The bill expands housing and education benefits and creates studies and an advisory panel to address historic racial discrimination for WWII-era veterans—delivering targeted redress and greater oversight—while increasing federal costs, imposing documentation and time-limited claim windows, and risking administrative strain that could leave some eligible people behind.
Eligible Black World War II veterans and their direct descendants (including surviving spouses, children, and grandchildren) can gain access to VA housing loan benefits if they certify they were denied 1944 GI Bill benefits due to race.
Veterans eligible under 38 U.S.C. §3701(b)(9) can receive GI Bill education benefits if they apply within five years of enactment, expanding access to tuition and training.
The bill requires rapid implementation (90-day deadlines) and GAO reporting, which should speed benefit delivery and provide Congress and the public with data on uptake and costs, improving transparency and oversight.
Expanding housing loan and GI Bill education eligibility (and potential future benefit expansions) will increase federal spending and could create budgetary pressure for taxpayers.

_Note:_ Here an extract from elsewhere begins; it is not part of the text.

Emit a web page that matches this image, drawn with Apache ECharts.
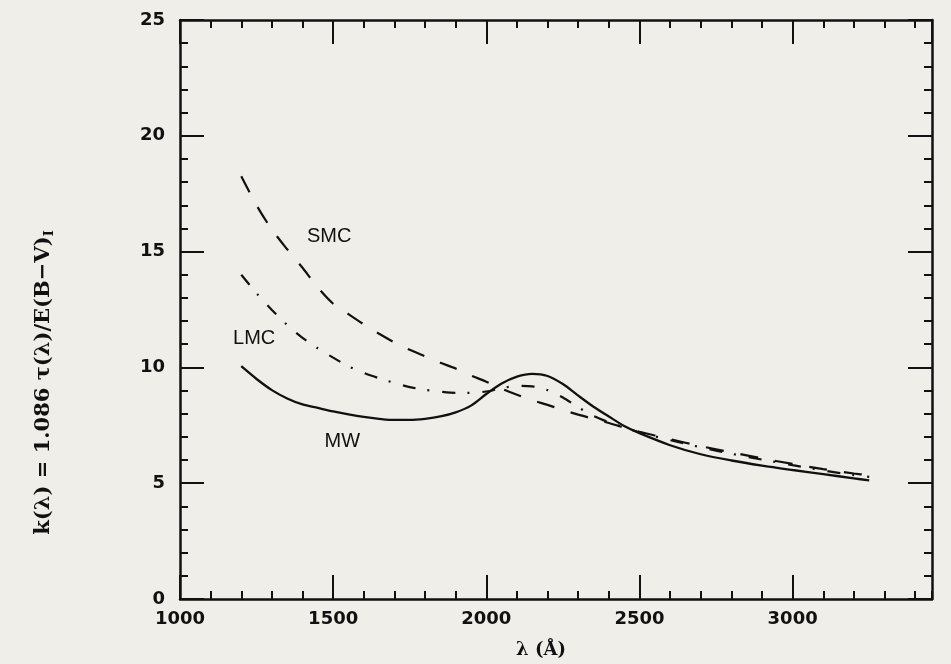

The five-year application window risks excluding eligible veterans or descendants who are unaware of the change, reducing the effectiveness of redress for many affected by past discrimination.
The certification/documentation requirement to prove racial denial in the 1940s may burden elderly claimants and descendants who lack records, blocking access for those least able to assemble evidence.
Based on analysis of 5 sections of legislative text.
Allows Black WWII veterans (and qualifying surviving descendants) who were denied GI Bill benefits due to race to receive VA housing loans and education assistance if they apply within five years.
Introduced February 27, 2025 by Seth Moulton · Last progress February 27, 2025
Expands VA benefits to provide housing loan and education assistance to Black individuals who served on active duty during World War II and to certain surviving descendants if those veterans were denied GI Bill benefits on the basis of race; establishes application windows and implementation deadlines and requires federal reports. Also creates a 30-day-appointed Blue Ribbon panel to study inequities in VA benefits and recommend further remedies for female and minority veterans.